We want to share the good stuff with you. Every little detail is chosen purposefully and maintained diligently. We are constantly searching to improve and striving to maintain our standards. This isn’t stuff that just “happens” “by chance”. We do this for a living.
Asking for something totally normal as if you’re the first customer to ever think of asking for that. This one makes me giggle more than annoys me, it’s just so silly. Folks will come up to the front and kind of nervously ask for something that any restaurant anywhere would be expected to have (napkin, fork, water cup, bathroom).
They’ll unnecessarily describe the situation as if to justify or even apologize for making what is a completely reasonable request. Often combined with a rudamentary pantomime of the item they’re asking for.
So it’ll go like this: “Hi. omg your fries are so good! I’m sooo thirsty though, do you guys have a WAT-TER CUP.P (overly enunciated as if it’s a foreign or novel phrase with which staff may not be familiar, along with hand gestures mimicking drinking or making the vague shape of a water cup with their hands)??” I just wait until they’re done, smiling, then point to the water cups or napkins or whatever it is they think they just invented.
“Sneaking past” when you come in just to use the bathroom. Y’all are so funny. We see you! It’s fine, you can use the bathroom. You don’t have to sneak around like cartoon jewel thief. Just be straightforward and ask! This has undertones of the above entry, in that folks think we haven’t seen this one before; that they’re the first ones to ever try and pull this caper.
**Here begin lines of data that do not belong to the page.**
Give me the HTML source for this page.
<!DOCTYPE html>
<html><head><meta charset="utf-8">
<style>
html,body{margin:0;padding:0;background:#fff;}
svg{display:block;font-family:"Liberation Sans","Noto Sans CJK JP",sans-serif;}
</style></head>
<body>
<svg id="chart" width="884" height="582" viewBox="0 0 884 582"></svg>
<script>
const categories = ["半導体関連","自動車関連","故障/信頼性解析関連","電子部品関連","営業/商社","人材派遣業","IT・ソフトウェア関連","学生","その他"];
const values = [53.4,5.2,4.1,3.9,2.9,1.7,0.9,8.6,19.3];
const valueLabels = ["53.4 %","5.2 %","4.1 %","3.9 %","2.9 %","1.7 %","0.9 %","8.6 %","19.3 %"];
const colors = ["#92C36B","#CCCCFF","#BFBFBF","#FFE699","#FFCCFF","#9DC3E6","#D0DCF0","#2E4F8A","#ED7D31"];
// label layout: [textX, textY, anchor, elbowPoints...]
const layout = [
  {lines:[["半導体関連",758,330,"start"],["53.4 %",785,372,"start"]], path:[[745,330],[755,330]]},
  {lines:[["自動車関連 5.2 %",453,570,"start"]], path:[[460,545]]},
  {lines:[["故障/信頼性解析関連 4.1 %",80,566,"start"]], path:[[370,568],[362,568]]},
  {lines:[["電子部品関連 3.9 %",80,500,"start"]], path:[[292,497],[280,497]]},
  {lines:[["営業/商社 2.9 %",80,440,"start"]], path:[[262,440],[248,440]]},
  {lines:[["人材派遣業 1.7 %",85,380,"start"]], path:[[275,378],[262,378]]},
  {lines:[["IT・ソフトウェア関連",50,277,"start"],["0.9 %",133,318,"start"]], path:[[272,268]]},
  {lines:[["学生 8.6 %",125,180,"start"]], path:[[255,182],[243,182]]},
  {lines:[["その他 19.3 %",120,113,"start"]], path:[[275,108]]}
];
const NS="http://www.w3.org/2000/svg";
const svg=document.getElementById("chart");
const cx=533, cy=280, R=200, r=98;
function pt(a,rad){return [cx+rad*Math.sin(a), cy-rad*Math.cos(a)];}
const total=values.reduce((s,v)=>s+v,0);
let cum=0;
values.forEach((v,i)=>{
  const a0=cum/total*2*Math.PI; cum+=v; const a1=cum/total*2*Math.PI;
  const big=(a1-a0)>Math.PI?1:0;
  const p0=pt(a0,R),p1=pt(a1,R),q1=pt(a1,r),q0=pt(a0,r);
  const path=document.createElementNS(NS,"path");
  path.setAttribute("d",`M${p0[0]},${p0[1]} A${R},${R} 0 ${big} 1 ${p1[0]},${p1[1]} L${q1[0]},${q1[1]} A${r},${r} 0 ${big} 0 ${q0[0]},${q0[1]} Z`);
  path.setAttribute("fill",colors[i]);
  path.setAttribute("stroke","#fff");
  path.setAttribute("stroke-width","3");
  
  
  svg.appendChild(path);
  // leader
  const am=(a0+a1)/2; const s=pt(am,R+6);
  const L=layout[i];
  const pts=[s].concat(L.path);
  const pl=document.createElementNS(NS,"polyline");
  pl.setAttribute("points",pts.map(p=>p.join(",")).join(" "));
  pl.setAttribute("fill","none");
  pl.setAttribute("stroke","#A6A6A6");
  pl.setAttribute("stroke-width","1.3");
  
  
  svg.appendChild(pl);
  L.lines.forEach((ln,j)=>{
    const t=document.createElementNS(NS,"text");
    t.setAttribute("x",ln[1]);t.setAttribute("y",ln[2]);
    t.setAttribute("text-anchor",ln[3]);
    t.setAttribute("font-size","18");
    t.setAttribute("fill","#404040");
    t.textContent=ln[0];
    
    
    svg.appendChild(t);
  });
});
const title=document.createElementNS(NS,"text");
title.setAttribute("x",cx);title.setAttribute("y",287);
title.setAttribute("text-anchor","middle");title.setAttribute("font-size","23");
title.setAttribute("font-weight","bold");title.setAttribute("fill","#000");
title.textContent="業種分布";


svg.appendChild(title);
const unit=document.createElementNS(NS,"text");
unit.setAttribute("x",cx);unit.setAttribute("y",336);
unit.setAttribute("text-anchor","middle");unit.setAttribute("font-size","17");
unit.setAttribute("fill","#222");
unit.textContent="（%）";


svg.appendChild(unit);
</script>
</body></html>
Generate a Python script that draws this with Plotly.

It’s always on the nights where there are free concerts on the square out front, or something else that brings lot of people into the area. We’re aware of what’s happening, people. For a while, when I would see someone attempt this move I would stop what I was doing, conspicuously yell across the room at them and make a whole scene. “Hi! can I help you? Oh, you need to USE THE BATHROOM? Sure! THAT WAY!”
After a while that stopped being entertaining, so I when would read the body language and see it happening, I started to just kind of nod my head towards the back and mouth “bathroom?” Relax. It’s fine! You’re not avoiding notice. If you’re polite and ask, we’ll say yes and then you won’t have to skulk sideways along the baseboards like an alley cat.
Customers who make super-indulgent upgrades and then complain about the price.
Me: “Hi! What can I get you?”
Cust: “I’ll take a burger…”
Me: “A single? Ok, sure…you want cheese?”
Cust: “Make it a triple, actually. Extra cheese! Two kinds of cheese, cheddar and swiss. Add bacon, oh, and jalapenos! Can you toast the bun extra. Extra bacon! Add mayo. Can I get a fried egg too?”Me: “Wow, sure. You got it. [punching it all in]. That’ll be $18 plus tax.”
Cust: “Whaaaaat? Twenty bucks for a burger?! That’s crazy, you guys are trippin’!”
1 and 2 are customers putting up their very best ‘Midwest nice.’ We’re geographically predisposed to believe that we’d rather die than potentially inconvenience someone by asking for even the simplest of things.